Сражения между обыкновенными, или кольчатыми, горлицами выглядят еще более несерьезно, чем заячья дуэль. Мягкий удар хрупкого клювика, слабый толчок легкого крыла – все это для глаза непосвященного более похоже на ласку, чем на агрессию. Как-то я задумал скрестить африканскую кольчатую горлицу с несколько более мелкой и хрупкой обыкновенной горлицей, обитающей в европейских лесах. С этой целью посадил в комнатный садок самку первого вида и самца – второго. Обеих птиц я вырастил дома, и они были совершенно ручные. Я не принял всерьез их стычки, которые первоначально происходили у меня на глазах. Как могут голуби – эти образчики любви и добродетели – нанести вред друг другу?

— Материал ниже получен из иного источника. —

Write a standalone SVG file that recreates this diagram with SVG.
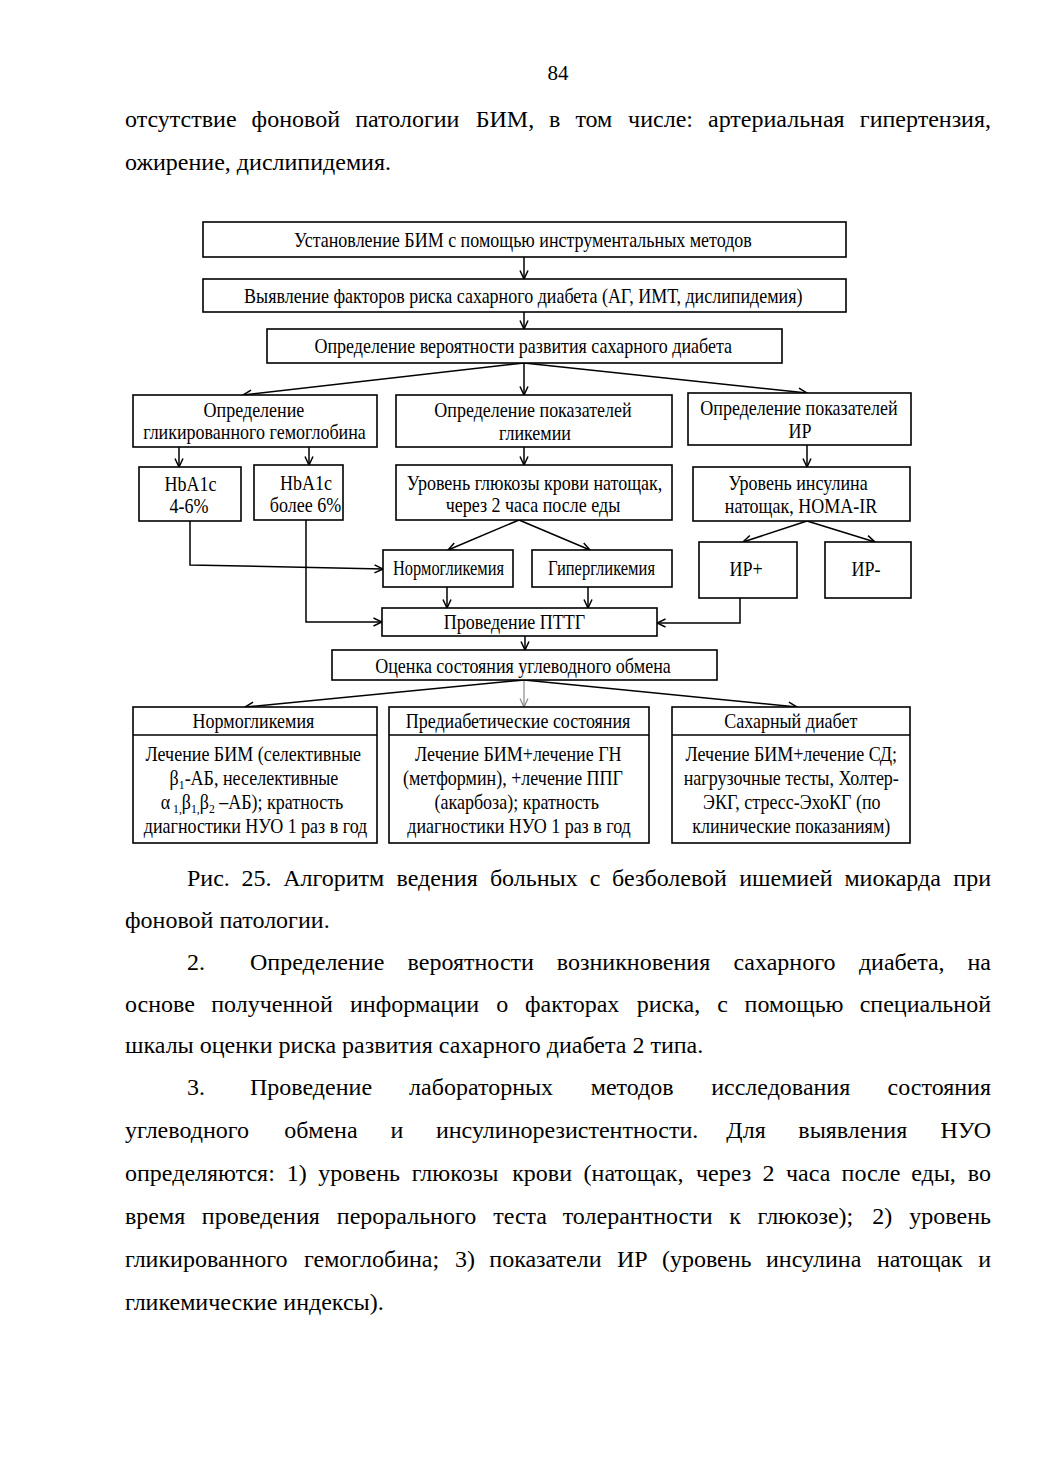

И я уехал в Вену, оставив птиц наедине. Вернулся я на следующий день – страшное зрелище предстало моим глазам. Самец лежал на полу клетки. Его темя, шея и спина были не только совершенно ощипаны, но и превратились в сплошную кровоточащую рану. На растерзанном голубе, словно орел на своей добыче, сидел второй «вестник мира». Сохраняя свое обычное мечтательное выражение, которое и создало голубям славу миролюбцев, эта очаровательная леди продолжала ковырять своим серебристым клювиком израненную спину своего поверженного супруга. Когда тот собрал остатки сил и попытался спастись бегством, самка легким толчком крыла снова повалила его и продолжала свою методичную, безжалостную, разрушительную работу. Не вмешайся я, птица, несомненно, прикончила бы собрата, хотя она была настолько усталой, что у нее почти слипались глаза.